Search code examples
powerbipowerquery

Data Refresh Time Estimate for Incremental Refresh without Query Folding


I wanted to share some insights, assuming we move forward with the incremental refresh for the current month:

Without incremental refresh, the entire dataset (20 million records) can take up to 50 minutes to refresh. With query folding and incremental refresh (focusing on 2 million records for the current month), the refresh time is significantly reduced to 5–8 minutes.

Given that we are considering implementing incremental refresh without query folding for the current month, could you please let me know approximately how much time the refresh will take under these conditions?


Solution

  • There is no way to estimate how much time the refresh will take.

    You can make hypothesis based on your case.

    Based on the documentation :

    If you see this warning and want to verify the necessary query folding is occurring, use the Power Query Diagnostics feature, or trace queries by using a tool supported by the data source, such as SQL Profiler. If query folding isn't occurring, verify the filter logic is included in the query being passed to the data source. If not, it's likely the query includes a transformation that prevents folding.

    Before configuring your incremental refresh solution, be sure to thoroughly read and understand Query folding guidance in Power BI Desktop and Power Query query folding. These articles can help you determine whether your data source and queries support query folding.

    enter image description here

    When query folding is enabled, the data source handles a portion of the work, such as filtering, grouping, or aggregating data before Power BI receives it.

    This offloads much of the processing to the database and will reduce the amount of data that Power BI needs to handle.

    In the case where you have both query folding and incremental refresh, the time can be reduced and it's because the data source is only sending a filtered subset of the data (for the current month).

    Without query folding, Power BI must pull the entire dataset before it can apply any filtering or transformation locally.
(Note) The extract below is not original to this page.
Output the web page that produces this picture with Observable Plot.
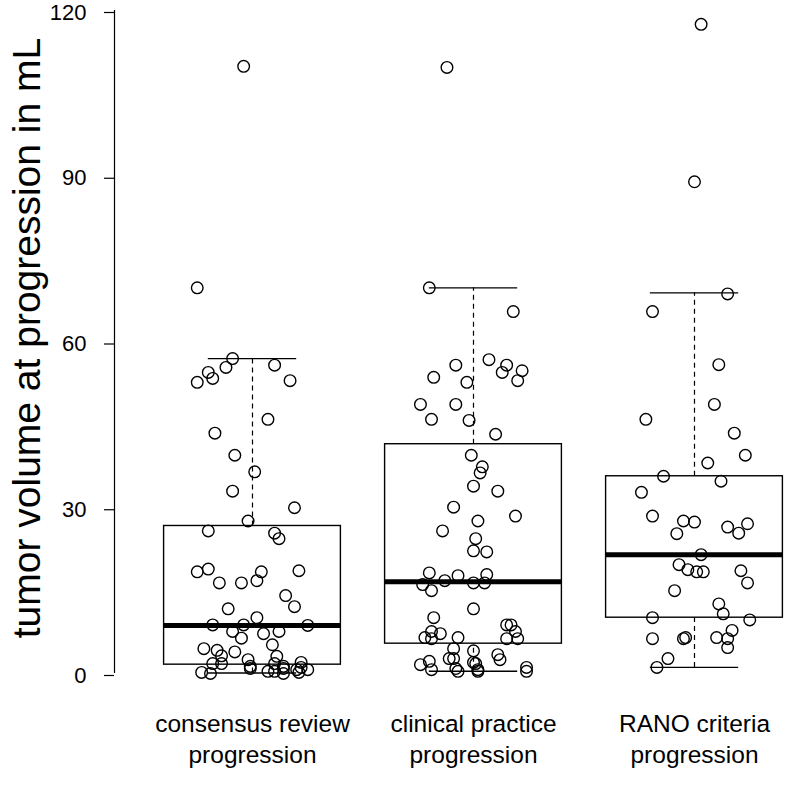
<!DOCTYPE html>
<html><head><meta charset="utf-8">
<script src="https://cdn.jsdelivr.net/npm/d3@7"></script>
<script src="https://cdn.jsdelivr.net/npm/@observablehq/plot@0.6"></script>
<style>body{margin:0;background:#fff} svg{display:block}</style>
</head><body><div id="chart"></div>
<script>
const groups = ["consensus review\nprogression", "clinical practice\nprogression", "RANO criteria\nprogression"];
const yTitle = "tumor volume at progression in mL";
const yTicks = [0, 30, 60, 90, 120];

// box statistics
const q1 = [1.6, 5.4, 10.1];
const medians = [8.7, 16.6, 21.5];
const q3 = [26.7, 41.5, 35.7];
const whiskerLow = [0.1, 0.4, 1.1];
const whiskerHigh = [57.0, 69.8, 68.9];

// points (values) and horizontal jitter (in category units)
const consensusValues = [109.9,69.8,57.0,55.8,55.4,54.5,53.4,52.7,53.0,46.0,43.5,39.5,36.5,33.0,30.0,27.6,25.8,25.4,24.4,18.4,18.9,18.4,18.6,16.4,16.4,16.8,14.1,12.1,11.7,10.1,8.8,8.8,8.7,7.6,6.4,7.2,7.6,5.2,4.5,4.2,3.2,3.9,2.5,3.1,1.8,1.8,1.3,0.9,1.8,1.3,2.0,0.2,0.0,0.4,0.4,0.0,0.9,0.7,1.1,0.7,0.2];
const consensusJitter = [-0.04,-0.25,-0.09,0.10,-0.12,-0.20,-0.18,-0.25,0.17,0.07,-0.17,-0.08,0.01,-0.09,0.19,-0.02,-0.20,0.10,0.12,-0.25,-0.20,0.04,0.21,-0.15,-0.05,0.02,0.15,0.19,-0.11,0.02,-0.18,-0.04,0.25,-0.09,-0.05,0.05,0.12,0.09,-0.22,-0.16,-0.14,-0.08,-0.02,0.11,-0.18,-0.14,-0.01,-0.01,0.10,0.14,0.22,-0.23,-0.19,0.07,0.10,0.14,0.14,0.20,0.22,0.25,0.21];

const clinicalValues = [109.7,69.8,65.5,56.8,55.8,54.5,54.8,55.8,53.6,52.7,53.0,48.7,48.7,46.0,45.8,43.3,39.5,37.4,36.3,33.9,33.0,30.1,28.5,27.6,25.8,24.4,22.2,22.0,18.2,17.7,17.9,16.8,16.4,16.4,16.1,15.0,11.7,10.1,8.8,8.8,7.6,7.2,7.6,6.5,6.3,6.5,6.3,6.3,4.5,4.1,3.4,2.5,2.7,2.7,1.6,2.2,0.7,0.9,0.4,2.0,1.8,0.7,0.4,1.1,0.4];
const clinicalJitter = [-0.12,-0.20,0.18,0.07,0.15,0.13,0.22,-0.08,-0.18,-0.03,0.20,-0.24,-0.08,-0.19,-0.02,0.10,-0.01,0.04,0.03,0.00,0.11,-0.09,0.19,0.02,-0.14,0.01,0.00,0.06,-0.20,-0.07,0.06,-0.13,0.00,0.05,-0.23,-0.19,0.00,-0.18,0.15,0.17,-0.19,-0.15,0.19,-0.22,-0.19,-0.07,0.15,0.20,-0.09,0.00,0.11,0.12,-0.11,-0.09,-0.24,-0.20,-0.19,-0.08,-0.07,0.00,0.01,0.02,0.02,0.24,0.24];

const ranoValues = [117.5,89.0,68.7,65.5,55.9,48.7,46.0,43.5,39.5,38.1,35.7,34.8,32.8,28.5,27.6,27.4,26.5,27.1,25.4,25.3,21.5,19.7,18.8,18.4,18.4,18.6,16.4,15.0,12.6,10.8,10.1,9.7,7.8,6.3,6.3,6.5,6.5,6.3,4.7,2.7,1.1];
const ranoJitter = [0.03,0.00,0.15,-0.19,0.11,0.09,-0.22,0.18,0.23,0.06,-0.14,0.12,-0.24,-0.19,-0.05,0.00,0.15,0.24,0.20,-0.08,0.03,-0.07,-0.03,0.01,0.04,0.21,0.24,-0.09,0.11,0.13,-0.19,0.25,0.17,-0.19,-0.05,-0.04,0.10,0.15,0.15,-0.12,-0.17];

const boxes = groups.map((g, k) => ({i: k + 1, q1: q1[k], median: medians[k], q3: q3[k], lo: whiskerLow[k], hi: whiskerHigh[k]}));
const points = [];
[[consensusValues, consensusJitter], [clinicalValues, clinicalJitter], [ranoValues, ranoJitter]].forEach(([vals, jit], k) => {
  vals.forEach((v, n) => points.push({i: k + 1, v, j: jit[n]}));
});

const xDomain = [0.3756, 3.4163];
const halfBox = 0.4, halfStaple = 0.2;

const chart = Plot.plot({
  width: 786,
  height: 796,
  marginLeft: 114,
  marginRight: 0,
  marginTop: 10,
  marginBottom: 123,
  style: {fontFamily: "'Liberation Sans', Arial, sans-serif", background: "white", color: "black", overflow: "visible"},
  x: {type: "linear", domain: xDomain},
  y: {domain: [0, 120]},
  marks: [
    Plot.ruleX([xDomain[0]], {y1: yTicks[0], y2: yTicks[yTicks.length - 1], stroke: "black", strokeWidth: 1.2}),
    Plot.axisY({ticks: yTicks, tickSize: 10, tickPadding: 18, fontSize: 22, label: null, strokeWidth: 1.2, dy: 2}),
    Plot.axisX({ticks: [1, 2, 3], tickFormat: i => groups[i - 1], tickSize: 0, tickPadding: 37, fontSize: 24.5, lineHeight: 1.25, label: null}),
    Plot.text([yTitle], {frameAnchor: "left", dx: -87, dy: -4, rotate: -90, fontSize: 39, textAnchor: "middle", lineAnchor: "middle"}),
    Plot.ruleX(boxes, {x: "i", y1: "q3", y2: "hi", stroke: "black", strokeWidth: 1.2, strokeDasharray: "5,4"}),
    Plot.ruleX(boxes, {x: "i", y1: "lo", y2: "q1", stroke: "black", strokeWidth: 1.2, strokeDasharray: "5,4"}),
    Plot.ruleY(boxes, {y: "hi", x1: d => d.i - halfStaple, x2: d => d.i + halfStaple, stroke: "black", strokeWidth: 1.4}),
    Plot.ruleY(boxes, {y: "lo", x1: d => d.i - halfStaple, x2: d => d.i + halfStaple, stroke: "black", strokeWidth: 1.4}),
    Plot.rect(boxes, {x1: d => d.i - halfBox, x2: d => d.i + halfBox, y1: "q1", y2: "q3", fill: "none", stroke: "black", strokeWidth: 1.4}),
    Plot.ruleY(boxes, {y: "median", x1: d => d.i - halfBox, x2: d => d.i + halfBox, stroke: "black", strokeWidth: 5}),
    Plot.dot(points, {x: d => d.i + d.j, y: "v", r: 5.8, fill: "none", stroke: "black", strokeWidth: 1.4})
  ]
});
document.getElementById("chart").append(chart);
</script>
</body></html>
Even though you're focusing on the current month, Power BI will not filter the data until it's loaded.

    Since Power BI still retrieves the full dataset (as query folding is not available), the time to load the data will be closer to the full refresh time.

    However, because you are applying incremental refresh and focusing on just 2 million records, there could be a slight reduction in time since you are reducing the scope of processing after data is loaded.